Sunday, September 07, 2014

The Depths of Plum

"Slivka" by Maciarka - Own work. Licensed under 
Creative Commons Attribution-Share Alike 3.0 
The plum tree out front has been ransacked by the local squirrel population.  As soon as the green fruit appeared, I started seeing them sampling the fruit.  The last few weeks, as soon as I spotted a deep violet globe in the depths, a squirrel would be on it in a flash, chirruping gleefully.

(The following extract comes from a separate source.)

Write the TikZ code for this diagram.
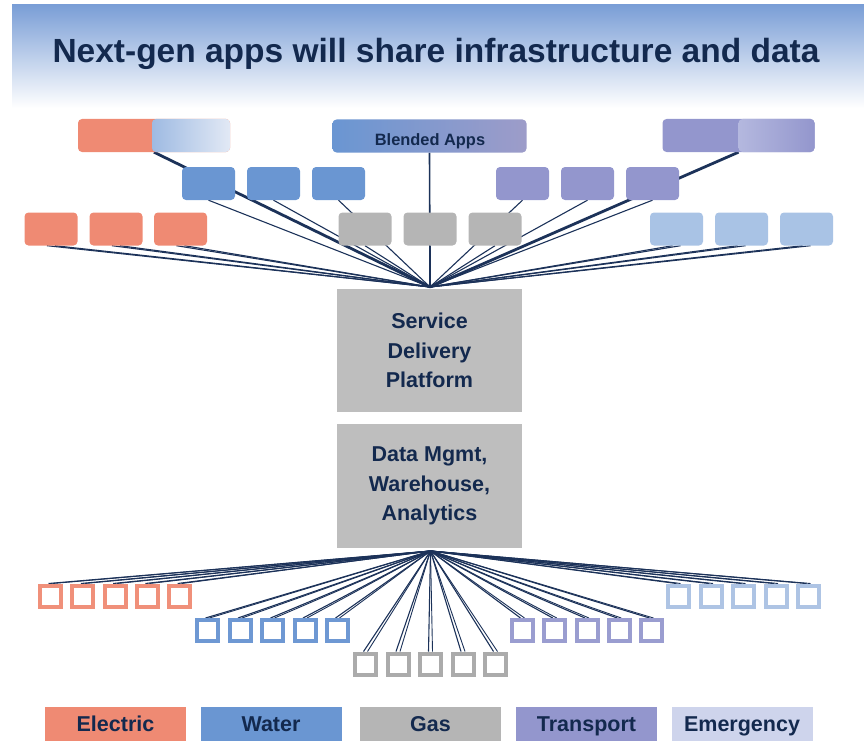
\documentclass[tikz,border=0pt]{standalone}
\usepackage{fontspec}
\setmainfont{Liberation Sans}
\definecolor{navy}{HTML}{13294E}
\definecolor{lnk}{HTML}{1C3259}
\definecolor{sal}{HTML}{EF8A73}
\definecolor{blu}{HTML}{6A96D2}
\definecolor{bdeep}{HTML}{5E8ED0}
\definecolor{blite}{HTML}{E2E9F5}
\definecolor{gry}{HTML}{B5B5B5}
\definecolor{pur}{HTML}{9396CD}
\definecolor{plite}{HTML}{D5DAF0}
\definecolor{bapp}{HTML}{9D9CC9}
\definecolor{lbl}{HTML}{A9C3E5}
\definecolor{emg}{HTML}{CED4EC}
\definecolor{core}{HTML}{BEBEBE}
\definecolor{bandtop}{HTML}{7A9ED6}
\definecolor{salq}{HTML}{F0907A}
\definecolor{bluq}{HTML}{6E98D3}
\definecolor{gryq}{HTML}{ABABAB}
\definecolor{purq}{HTML}{9A9DD0}
\definecolor{lblq}{HTML}{AEC4E4}
\pgfdeclarelayer{bg}
\pgfsetlayers{bg,main}
\begin{document}
\begin{tikzpicture}[x=1pt,y=-1pt,
  appbox/.style={rectangle, rounded corners=4pt, minimum width=53pt, minimum height=33pt, inner sep=0pt},
  widebox/.style={appbox, minimum width=152pt},
  sqbox/.style={rectangle, line width=4pt, fill=white, minimum size=21pt, inner sep=0pt},
  legbox/.style={rectangle, minimum width=141pt, minimum height=34pt, inner sep=0pt, text=navy,
     text height=15pt, text depth=0pt, font=\fontsize{21.5}{24}\selectfont\bfseries},
  corebox/.style={rectangle, fill=core, minimum width=185pt, inner sep=0pt, text=navy, align=center,
     font=\fontsize{21.5}{29.5}\selectfont\bfseries},
  link/.style={draw=lnk, line width=1.1pt},
  heavylink/.style={draw=lnk, line width=2.8pt},
]
\useasboundingbox (0,0) rectangle (864,741);

% title
\node[font=\fontsize{33.5}{40}\selectfont\bfseries, text=navy, anchor=base] (title) at (436,62.5)
  {Next-gen apps will share infrastructure and data};

% top row
\node[widebox, fill=sal, path picture={\shade[left color=bdeep, right color=blite]
   ([xshift=-2pt]path picture bounding box.north) rectangle (path picture bounding box.south east);}]
   (L) at (154,135.5) {};
\node[widebox, minimum width=194pt, left color=blu, right color=bapp] (ba) at (429.5,136) {};
\node[font=\fontsize{16.4}{18}\selectfont\bfseries, text=navy, anchor=base] (batxt) at (430,145) {Blended Apps};
\node[widebox, fill=pur, path picture={\shade[left color=plite, right color=pur]
   (path picture bounding box.north) rectangle (path picture bounding box.south east);}]
   (R) at (738.5,135.5) {};

% row 2
\foreach \i/\x in {1/208.5,2/273.5,3/338.5} \node[appbox, fill=blu] (w\i) at (\x,183.5) {};
\foreach \i/\x in {1/522.5,2/587.5,3/652.5} \node[appbox, fill=pur] (t\i) at (\x,183.5) {};
% row 3
\foreach \i/\x in {1/51,2/116,3/180.5} \node[appbox, fill=sal] (e\i) at (\x,229) {};
\foreach \i/\x in {1/365,2/430,3/495} \node[appbox, fill=gry] (g\i) at (\x,229) {};
\foreach \i/\x in {1/676.5,2/741.5,3/806.5} \node[appbox, fill=lbl] (m\i) at (\x,229) {};

% core boxes
\coordinate (hub) at (430,287);
\node[corebox, minimum height=123pt] (sdp) at (429.5,350.5) {Service\\Delivery\\Platform};
\node[corebox, minimum height=124pt] (dm) at (429.5,486) {Data Mgmt,\\Warehouse,\\Analytics};
\coordinate (hub2) at (430.5,551);

% bottom squares
\foreach \i/\x in {1/50.5,2/82.8,3/115.1,4/147.4,5/179.7} \node[sqbox, draw=salq] (es\i) at (\x,596) {};
\foreach \i/\x in {1/207.5,2/240,3/272.5,4/305,5/337.5} \node[sqbox, draw=bluq] (ws\i) at (\x,630.5) {};
\foreach \i/\x in {1/365.5,2/398,3/430.5,4/463,5/495.5} \node[sqbox, draw=gryq] (gs\i) at (\x,664) {};
\foreach \i/\x in {1/522.5,2/554.75,3/587,4/619.25,5/651.5} \node[sqbox, draw=purq] (ts\i) at (\x,630.5) {};
\foreach \i/\x in {1/678.5,2/711,3/743.5,4/776,5/808.5} \node[sqbox, draw=lblq] (ms\i) at (\x,596) {};

% legend
\node[legbox, fill=sal] (lE) at (115.5,724) {Electric};
\node[legbox, fill=blu] (lW) at (271,724) {Water};
\node[legbox, fill=gry] (lG) at (430.5,724) {Gas};
\node[legbox, fill=pur] (lT) at (586.5,724) {Transport};
\node[legbox, fill=emg] (lM) at (742,724) {Emergency};

\begin{pgfonlayer}{bg}
  \shade[top color=bandtop, bottom color=white] (12,5) rectangle (864,108);
  % top links
  \draw[heavylink] (L.south) -- (hub);
  \draw[heavylink] (R.south) -- (hub);
  \draw[link, line width=1.6pt] (ba.south) -- (hub);
  \foreach \n in {w1,w2,w3,t1,t2,t3,g1,g2,g3} \draw[link] (\n.south) -- (hub);
  \foreach \n in {e1,e2,e3,m1,m2,m3} {
    \draw[link] ([xshift=-4pt]\n.south) -- (hub);
    \draw[link] ([xshift=4pt]\n.south) -- (hub);
  }
  % bottom links
  \foreach \g in {es,ws,gs,ts,ms} \foreach \i in {1,...,5} {
    \draw[link] (hub2) -- ([xshift=-2pt]\g\i.north);
    \draw[link, line width=0.9pt] (hub2) -- ([xshift=2pt]\g\i.north);
  }
\end{pgfonlayer}
\end{tikzpicture}
\end{document}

Reading an essay last weekend I ran across Natasha Trethewey’s elegant poem Tableau with it's warm images of plums, so plump I wanted to pluck them off the page and eat them.  Which reminded me of William Carlos Williams' short poem This is Just to Say...which I imagined could inspire the squirrels to ask me for forgiveness.


I have eaten
the plums
that were on
your tree 
and which
you were probably
thinking
of turning into jam 
forgive me
they were delicious
so sweet
and so warm.

As I hung laundry out to dry in today's warm breezes, perhaps prompted by the images of the man's hands on the plum in Trethewey's poem, my hands moving on the line reminded me of my great-grandmother's hands hanging out laundry behind her warm sandy brick house in Illinois. The rhythm of it as she hung the sheets. Clip, slide, smooth, clip.  The snap of sheets in the wind.

1 comment:

  1. Your mention of hanging out the laundry reminds me of the diaper days - yes, I used cloth diapers for my three children. I believed that they were better for them (and for the environment) if they hung outside winter and summer. There is a gentleness to doing things slowly, like hanging out the laundry rather than tossing it in the dryer. It is a different pace and one that needs to be recaptured.